▶ _Problem requirements_:
Set down, exactly as written, the lines from the top of the data to the line that holds "55 - 1</text>", and omit the pictures.

· · · · ·

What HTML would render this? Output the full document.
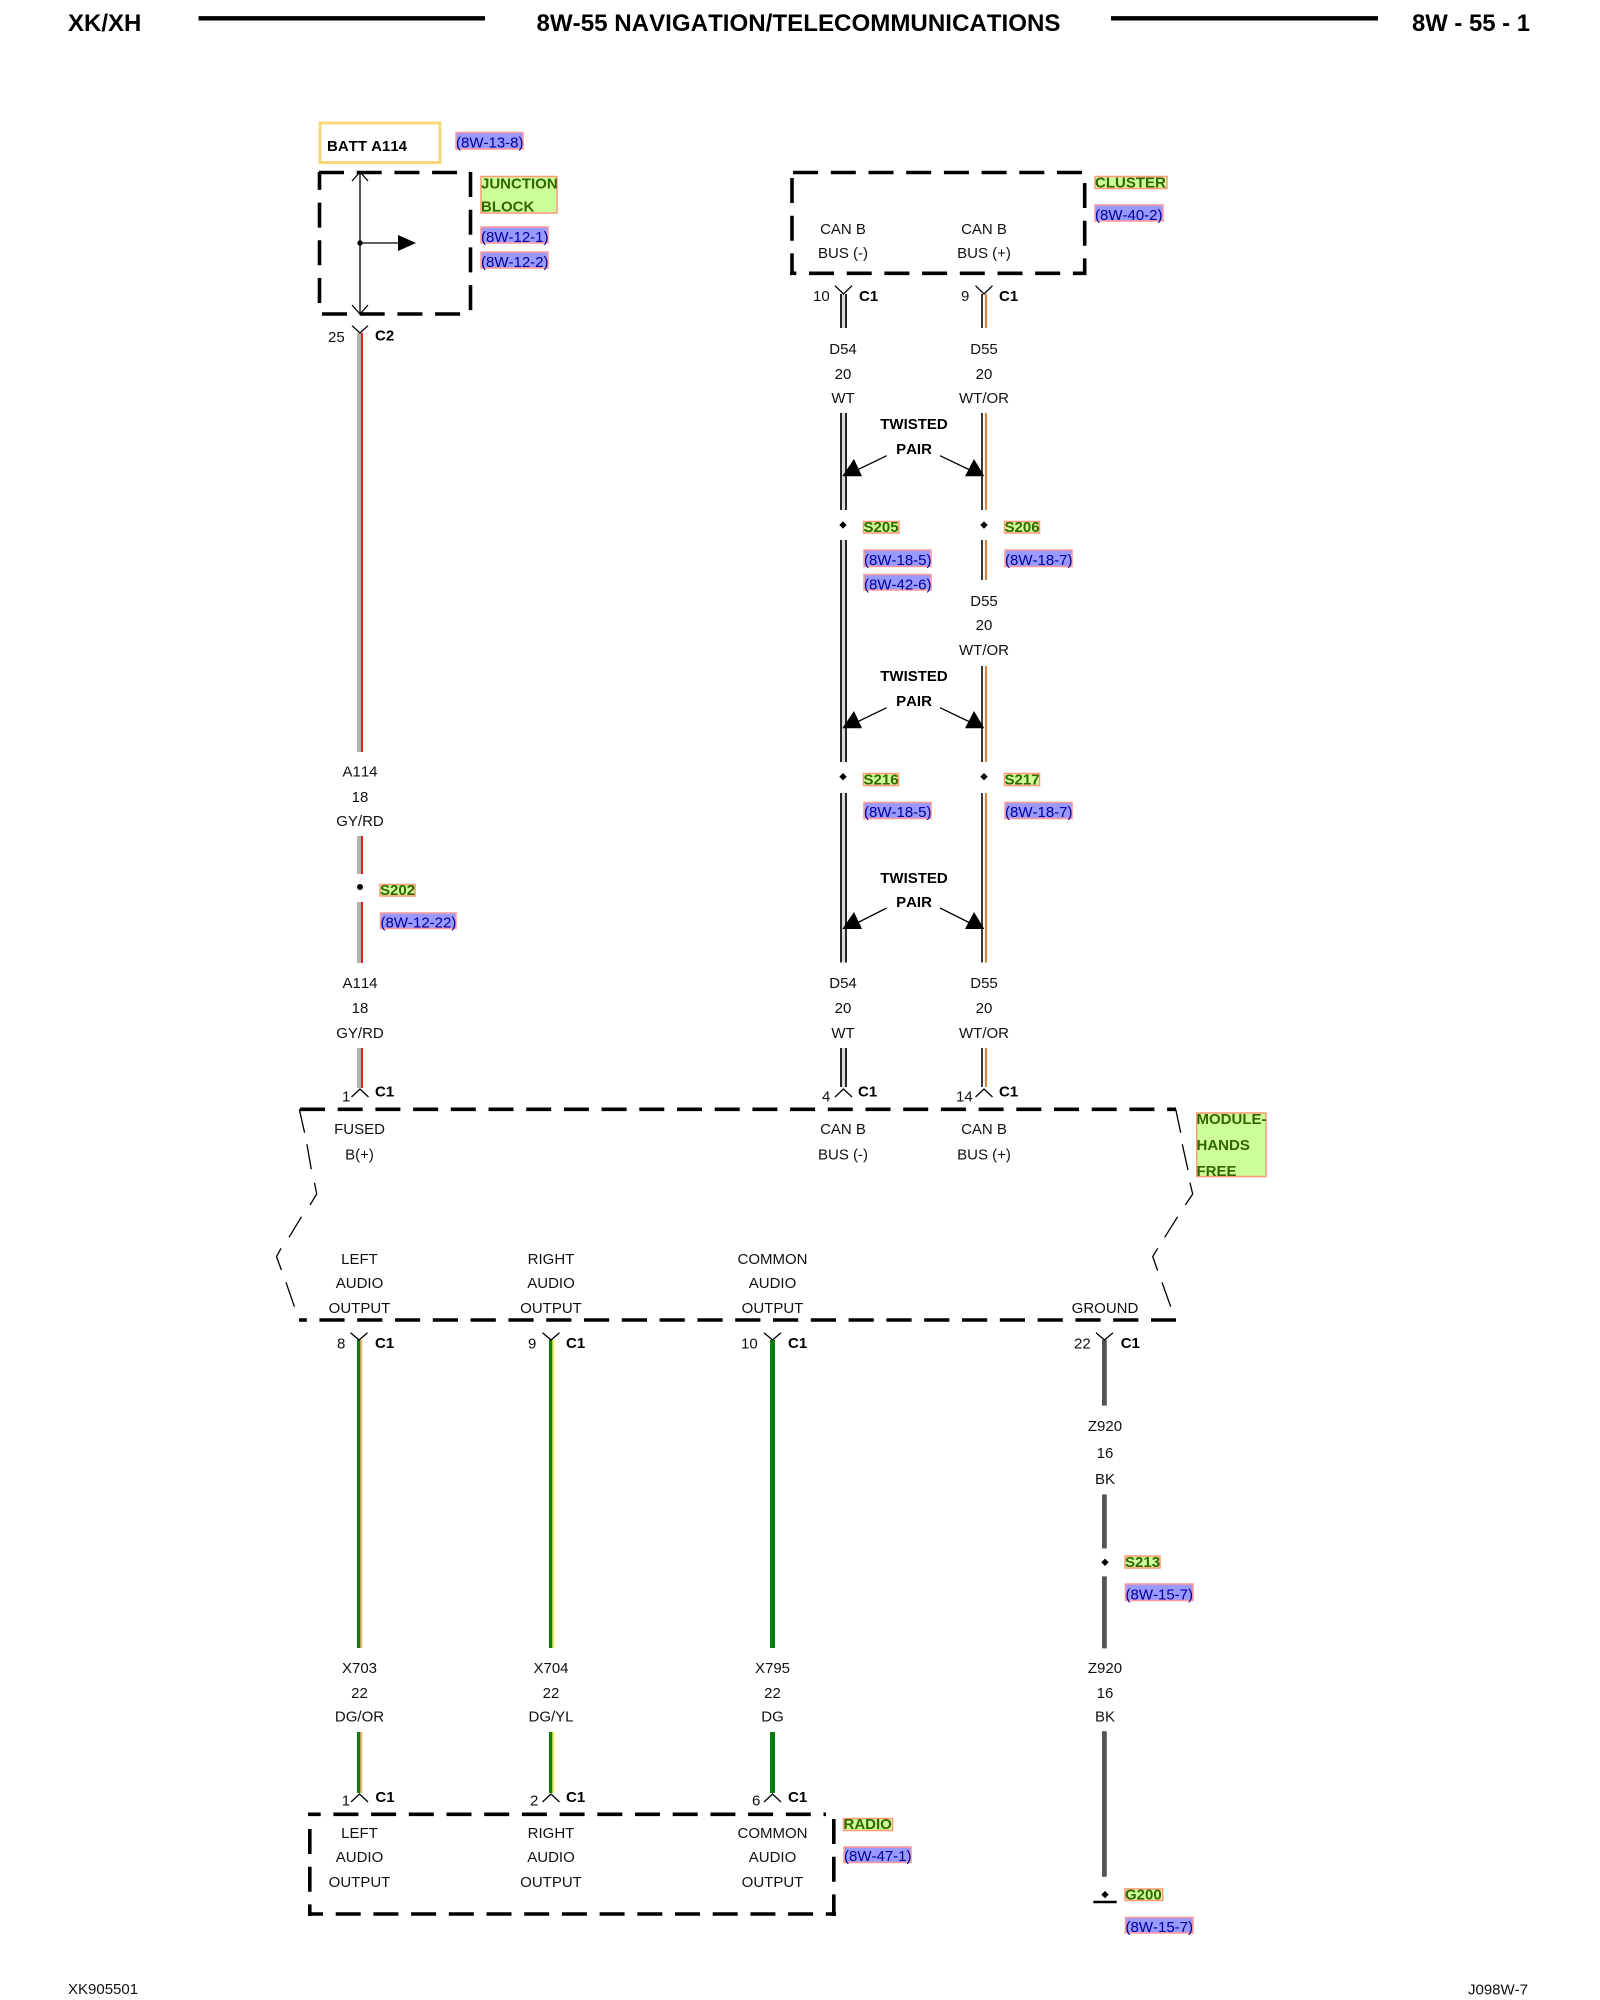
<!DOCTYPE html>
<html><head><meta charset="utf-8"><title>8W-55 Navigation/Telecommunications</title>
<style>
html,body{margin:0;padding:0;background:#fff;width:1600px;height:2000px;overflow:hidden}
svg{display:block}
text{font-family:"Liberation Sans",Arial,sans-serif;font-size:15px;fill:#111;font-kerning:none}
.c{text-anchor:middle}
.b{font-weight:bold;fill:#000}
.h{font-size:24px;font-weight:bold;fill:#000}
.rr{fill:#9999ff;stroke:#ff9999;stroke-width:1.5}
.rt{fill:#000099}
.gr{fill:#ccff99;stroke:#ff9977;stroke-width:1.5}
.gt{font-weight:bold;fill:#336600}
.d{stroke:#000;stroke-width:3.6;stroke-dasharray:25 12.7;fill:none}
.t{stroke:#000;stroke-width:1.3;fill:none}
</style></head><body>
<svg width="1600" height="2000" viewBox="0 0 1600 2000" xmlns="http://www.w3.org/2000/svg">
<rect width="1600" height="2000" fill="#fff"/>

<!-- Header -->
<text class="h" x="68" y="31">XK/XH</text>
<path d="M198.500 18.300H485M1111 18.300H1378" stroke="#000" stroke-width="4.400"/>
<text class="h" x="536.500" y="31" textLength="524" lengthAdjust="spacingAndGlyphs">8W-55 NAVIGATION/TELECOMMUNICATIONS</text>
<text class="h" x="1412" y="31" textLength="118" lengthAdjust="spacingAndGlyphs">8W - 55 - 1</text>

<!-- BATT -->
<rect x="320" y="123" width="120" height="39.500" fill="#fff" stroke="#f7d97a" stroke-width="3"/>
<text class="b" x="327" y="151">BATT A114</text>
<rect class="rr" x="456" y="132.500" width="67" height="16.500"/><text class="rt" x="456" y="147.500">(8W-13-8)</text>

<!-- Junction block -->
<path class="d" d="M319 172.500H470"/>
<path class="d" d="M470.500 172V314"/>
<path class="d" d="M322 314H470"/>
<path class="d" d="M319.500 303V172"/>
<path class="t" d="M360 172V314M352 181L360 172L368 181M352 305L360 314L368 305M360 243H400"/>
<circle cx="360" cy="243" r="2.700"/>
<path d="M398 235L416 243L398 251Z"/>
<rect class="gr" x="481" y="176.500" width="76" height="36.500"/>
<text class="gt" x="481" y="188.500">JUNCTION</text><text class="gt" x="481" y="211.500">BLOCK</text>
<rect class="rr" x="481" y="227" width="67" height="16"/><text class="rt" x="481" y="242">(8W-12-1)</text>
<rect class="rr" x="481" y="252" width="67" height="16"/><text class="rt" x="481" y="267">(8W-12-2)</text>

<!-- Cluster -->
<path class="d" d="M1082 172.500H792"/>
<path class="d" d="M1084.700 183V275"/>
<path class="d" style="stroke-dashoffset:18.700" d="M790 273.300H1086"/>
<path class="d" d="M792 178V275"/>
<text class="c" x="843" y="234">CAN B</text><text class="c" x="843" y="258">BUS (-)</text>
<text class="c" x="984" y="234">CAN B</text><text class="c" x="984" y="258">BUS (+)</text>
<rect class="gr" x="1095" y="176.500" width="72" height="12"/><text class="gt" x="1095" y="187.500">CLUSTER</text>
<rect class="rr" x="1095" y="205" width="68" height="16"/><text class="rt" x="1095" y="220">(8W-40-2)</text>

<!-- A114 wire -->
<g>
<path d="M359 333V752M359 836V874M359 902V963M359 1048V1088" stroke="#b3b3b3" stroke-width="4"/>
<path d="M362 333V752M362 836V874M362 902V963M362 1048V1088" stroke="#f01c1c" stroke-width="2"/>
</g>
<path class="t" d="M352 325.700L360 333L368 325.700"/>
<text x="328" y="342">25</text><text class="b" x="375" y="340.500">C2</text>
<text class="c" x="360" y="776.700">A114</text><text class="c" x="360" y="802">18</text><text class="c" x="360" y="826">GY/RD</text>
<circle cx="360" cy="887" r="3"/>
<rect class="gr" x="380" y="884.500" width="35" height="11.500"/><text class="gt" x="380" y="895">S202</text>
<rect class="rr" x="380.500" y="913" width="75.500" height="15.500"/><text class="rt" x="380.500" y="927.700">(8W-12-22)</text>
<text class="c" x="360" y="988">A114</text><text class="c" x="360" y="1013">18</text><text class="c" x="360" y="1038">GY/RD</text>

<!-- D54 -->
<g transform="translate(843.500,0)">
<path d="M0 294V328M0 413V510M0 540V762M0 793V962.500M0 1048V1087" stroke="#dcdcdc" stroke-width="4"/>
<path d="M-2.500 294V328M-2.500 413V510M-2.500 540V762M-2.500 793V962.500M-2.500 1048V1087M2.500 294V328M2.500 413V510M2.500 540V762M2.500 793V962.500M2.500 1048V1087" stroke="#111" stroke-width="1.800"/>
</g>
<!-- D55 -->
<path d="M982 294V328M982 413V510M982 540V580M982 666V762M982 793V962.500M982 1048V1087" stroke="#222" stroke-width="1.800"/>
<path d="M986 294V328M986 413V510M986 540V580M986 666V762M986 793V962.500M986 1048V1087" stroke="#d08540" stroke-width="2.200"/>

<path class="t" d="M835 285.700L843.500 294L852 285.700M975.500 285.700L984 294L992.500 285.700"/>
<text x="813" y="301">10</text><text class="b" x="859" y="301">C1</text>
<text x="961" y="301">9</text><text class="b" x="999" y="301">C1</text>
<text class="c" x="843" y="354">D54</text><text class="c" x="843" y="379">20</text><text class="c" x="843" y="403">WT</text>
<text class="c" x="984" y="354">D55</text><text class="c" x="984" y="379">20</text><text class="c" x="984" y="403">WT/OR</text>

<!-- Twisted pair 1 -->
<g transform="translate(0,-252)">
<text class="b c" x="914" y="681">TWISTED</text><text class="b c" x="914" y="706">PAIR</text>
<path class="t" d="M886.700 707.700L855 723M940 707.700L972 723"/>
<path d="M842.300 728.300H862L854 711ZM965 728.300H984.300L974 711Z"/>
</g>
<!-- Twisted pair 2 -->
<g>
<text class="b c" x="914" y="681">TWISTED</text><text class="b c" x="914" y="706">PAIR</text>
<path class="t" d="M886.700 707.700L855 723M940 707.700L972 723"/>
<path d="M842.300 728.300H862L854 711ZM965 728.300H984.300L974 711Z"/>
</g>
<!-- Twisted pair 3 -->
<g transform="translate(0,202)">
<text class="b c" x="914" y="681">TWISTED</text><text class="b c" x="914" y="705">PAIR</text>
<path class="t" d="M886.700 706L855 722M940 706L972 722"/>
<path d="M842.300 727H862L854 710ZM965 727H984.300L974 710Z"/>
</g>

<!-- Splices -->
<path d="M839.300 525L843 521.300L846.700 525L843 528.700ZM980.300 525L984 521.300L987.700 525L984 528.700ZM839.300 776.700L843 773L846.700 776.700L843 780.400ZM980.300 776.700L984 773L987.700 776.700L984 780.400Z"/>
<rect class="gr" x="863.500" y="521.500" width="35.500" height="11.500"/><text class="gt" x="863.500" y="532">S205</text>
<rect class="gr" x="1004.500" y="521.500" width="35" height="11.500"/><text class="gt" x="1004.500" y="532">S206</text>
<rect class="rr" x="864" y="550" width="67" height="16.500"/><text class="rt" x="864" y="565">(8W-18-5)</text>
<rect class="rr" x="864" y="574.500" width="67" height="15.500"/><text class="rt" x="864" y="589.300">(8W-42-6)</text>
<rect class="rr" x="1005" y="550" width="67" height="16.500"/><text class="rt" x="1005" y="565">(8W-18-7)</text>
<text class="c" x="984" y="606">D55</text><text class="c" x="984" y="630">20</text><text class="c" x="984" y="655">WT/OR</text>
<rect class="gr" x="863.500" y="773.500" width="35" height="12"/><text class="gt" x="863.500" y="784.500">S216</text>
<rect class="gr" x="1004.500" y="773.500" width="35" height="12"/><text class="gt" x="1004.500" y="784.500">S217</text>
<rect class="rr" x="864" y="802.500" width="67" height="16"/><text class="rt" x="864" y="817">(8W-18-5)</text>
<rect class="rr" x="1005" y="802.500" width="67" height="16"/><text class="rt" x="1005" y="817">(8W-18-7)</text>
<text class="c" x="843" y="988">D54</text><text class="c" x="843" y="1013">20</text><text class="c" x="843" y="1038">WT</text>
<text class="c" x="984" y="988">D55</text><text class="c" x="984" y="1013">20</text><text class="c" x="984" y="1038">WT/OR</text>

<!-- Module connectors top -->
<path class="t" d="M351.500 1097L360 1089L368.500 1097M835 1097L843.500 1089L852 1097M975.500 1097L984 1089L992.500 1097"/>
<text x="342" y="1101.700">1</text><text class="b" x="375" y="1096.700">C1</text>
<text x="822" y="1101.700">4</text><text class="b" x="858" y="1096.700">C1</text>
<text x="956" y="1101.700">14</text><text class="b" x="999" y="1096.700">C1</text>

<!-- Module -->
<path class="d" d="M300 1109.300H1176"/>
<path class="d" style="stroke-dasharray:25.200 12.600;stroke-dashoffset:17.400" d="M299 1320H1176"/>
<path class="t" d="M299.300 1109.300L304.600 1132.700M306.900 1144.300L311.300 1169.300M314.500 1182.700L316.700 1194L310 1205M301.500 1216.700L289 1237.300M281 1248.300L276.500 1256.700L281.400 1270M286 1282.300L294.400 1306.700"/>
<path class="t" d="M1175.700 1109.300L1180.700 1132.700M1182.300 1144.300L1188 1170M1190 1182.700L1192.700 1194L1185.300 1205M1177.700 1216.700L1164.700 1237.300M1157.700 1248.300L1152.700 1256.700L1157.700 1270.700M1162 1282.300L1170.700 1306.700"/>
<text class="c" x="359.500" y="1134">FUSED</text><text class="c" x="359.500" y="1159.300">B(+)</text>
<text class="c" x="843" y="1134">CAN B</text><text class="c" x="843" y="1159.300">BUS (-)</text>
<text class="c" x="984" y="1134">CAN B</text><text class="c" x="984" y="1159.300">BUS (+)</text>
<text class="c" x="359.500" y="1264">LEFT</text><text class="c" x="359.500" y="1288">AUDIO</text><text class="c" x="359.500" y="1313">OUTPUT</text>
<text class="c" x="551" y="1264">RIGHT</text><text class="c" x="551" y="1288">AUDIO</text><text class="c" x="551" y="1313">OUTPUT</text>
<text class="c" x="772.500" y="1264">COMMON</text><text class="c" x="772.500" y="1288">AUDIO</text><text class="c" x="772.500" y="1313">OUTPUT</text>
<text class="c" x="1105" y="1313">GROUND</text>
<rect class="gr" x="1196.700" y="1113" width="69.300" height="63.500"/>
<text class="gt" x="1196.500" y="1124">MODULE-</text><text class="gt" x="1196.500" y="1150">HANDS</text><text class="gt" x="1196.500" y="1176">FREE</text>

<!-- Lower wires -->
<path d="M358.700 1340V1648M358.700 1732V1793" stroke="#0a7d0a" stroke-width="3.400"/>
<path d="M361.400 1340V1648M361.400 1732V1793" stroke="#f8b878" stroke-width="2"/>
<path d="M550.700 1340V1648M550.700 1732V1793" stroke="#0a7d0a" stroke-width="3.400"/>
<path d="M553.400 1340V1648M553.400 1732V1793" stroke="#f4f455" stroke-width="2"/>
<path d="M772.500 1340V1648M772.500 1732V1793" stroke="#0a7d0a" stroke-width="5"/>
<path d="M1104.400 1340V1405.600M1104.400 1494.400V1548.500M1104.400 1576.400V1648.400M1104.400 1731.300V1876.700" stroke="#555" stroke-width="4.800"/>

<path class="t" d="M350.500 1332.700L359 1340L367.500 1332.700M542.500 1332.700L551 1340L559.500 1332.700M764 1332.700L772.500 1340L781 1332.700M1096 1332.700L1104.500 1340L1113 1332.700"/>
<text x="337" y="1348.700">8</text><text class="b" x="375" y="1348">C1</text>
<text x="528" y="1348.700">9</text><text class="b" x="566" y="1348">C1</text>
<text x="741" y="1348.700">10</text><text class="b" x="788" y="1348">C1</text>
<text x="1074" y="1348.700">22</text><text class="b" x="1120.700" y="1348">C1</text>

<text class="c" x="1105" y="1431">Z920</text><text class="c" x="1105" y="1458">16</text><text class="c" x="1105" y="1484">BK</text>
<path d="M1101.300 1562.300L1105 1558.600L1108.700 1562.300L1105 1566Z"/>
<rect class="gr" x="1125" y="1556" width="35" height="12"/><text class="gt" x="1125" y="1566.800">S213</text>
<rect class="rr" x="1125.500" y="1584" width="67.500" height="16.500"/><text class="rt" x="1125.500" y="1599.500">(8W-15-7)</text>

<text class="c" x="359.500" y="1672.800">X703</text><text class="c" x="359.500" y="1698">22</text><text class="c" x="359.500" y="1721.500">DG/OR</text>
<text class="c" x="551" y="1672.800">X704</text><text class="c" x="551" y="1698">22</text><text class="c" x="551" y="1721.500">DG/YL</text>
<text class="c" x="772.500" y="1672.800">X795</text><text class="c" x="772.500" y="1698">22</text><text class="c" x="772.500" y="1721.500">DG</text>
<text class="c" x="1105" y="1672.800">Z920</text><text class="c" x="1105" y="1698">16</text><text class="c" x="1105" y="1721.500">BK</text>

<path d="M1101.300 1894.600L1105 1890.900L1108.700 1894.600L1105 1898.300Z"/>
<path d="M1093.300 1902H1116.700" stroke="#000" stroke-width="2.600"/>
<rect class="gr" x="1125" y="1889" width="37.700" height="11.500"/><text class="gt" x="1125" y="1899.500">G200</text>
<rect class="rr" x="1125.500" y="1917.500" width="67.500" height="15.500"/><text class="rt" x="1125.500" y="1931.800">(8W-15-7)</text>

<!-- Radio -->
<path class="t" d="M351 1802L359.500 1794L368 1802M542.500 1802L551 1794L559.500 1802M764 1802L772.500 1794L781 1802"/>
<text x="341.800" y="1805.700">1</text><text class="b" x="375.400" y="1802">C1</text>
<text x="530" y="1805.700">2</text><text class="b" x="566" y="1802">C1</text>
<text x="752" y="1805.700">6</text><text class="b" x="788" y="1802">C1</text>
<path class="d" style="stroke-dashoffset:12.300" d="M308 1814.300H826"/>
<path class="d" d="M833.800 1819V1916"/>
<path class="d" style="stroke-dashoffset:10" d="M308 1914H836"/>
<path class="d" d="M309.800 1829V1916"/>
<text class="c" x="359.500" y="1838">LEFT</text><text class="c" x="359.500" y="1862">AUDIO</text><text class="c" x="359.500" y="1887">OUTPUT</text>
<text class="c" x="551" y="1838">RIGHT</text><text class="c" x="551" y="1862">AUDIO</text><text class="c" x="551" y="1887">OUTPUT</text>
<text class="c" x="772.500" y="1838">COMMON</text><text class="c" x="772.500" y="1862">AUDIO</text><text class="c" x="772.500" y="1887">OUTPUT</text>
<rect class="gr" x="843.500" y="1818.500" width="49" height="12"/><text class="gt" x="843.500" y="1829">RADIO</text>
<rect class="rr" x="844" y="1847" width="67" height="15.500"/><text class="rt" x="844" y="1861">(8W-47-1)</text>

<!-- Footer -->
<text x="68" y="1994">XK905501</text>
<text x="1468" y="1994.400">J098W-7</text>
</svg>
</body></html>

· · · · ·

▶ _Result for this exercise_:
What HTML would render this? Output the full document.
<!DOCTYPE html>
<html><head><meta charset="utf-8"><title>8W-55 Navigation/Telecommunications</title>
<style>
html,body{margin:0;padding:0;background:#fff;width:1600px;height:2000px;overflow:hidden}
svg{display:block}
text{font-family:"Liberation Sans",Arial,sans-serif;font-size:15px;fill:#111;font-kerning:none}
.c{text-anchor:middle}
.b{font-weight:bold;fill:#000}
.h{font-size:24px;font-weight:bold;fill:#000}
.rr{fill:#9999ff;stroke:#ff9999;stroke-width:1.5}
.rt{fill:#000099}
.gr{fill:#ccff99;stroke:#ff9977;stroke-width:1.5}
.gt{font-weight:bold;fill:#336600}
.d{stroke:#000;stroke-width:3.6;stroke-dasharray:25 12.7;fill:none}
.t{stroke:#000;stroke-width:1.3;fill:none}
</style></head><body>
<svg width="1600" height="2000" viewBox="0 0 1600 2000" xmlns="http://www.w3.org/2000/svg">
<rect width="1600" height="2000" fill="#fff"/>

<!-- Header -->
<text class="h" x="68" y="31">XK/XH</text>
<path d="M198.500 18.300H485M1111 18.300H1378" stroke="#000" stroke-width="4.400"/>
<text class="h" x="536.500" y="31" textLength="524" lengthAdjust="spacingAndGlyphs">8W-55 NAVIGATION/TELECOMMUNICATIONS</text>
<text class="h" x="1412" y="31" textLength="118" lengthAdjust="spacingAndGlyphs">8W - 55 - 1</text>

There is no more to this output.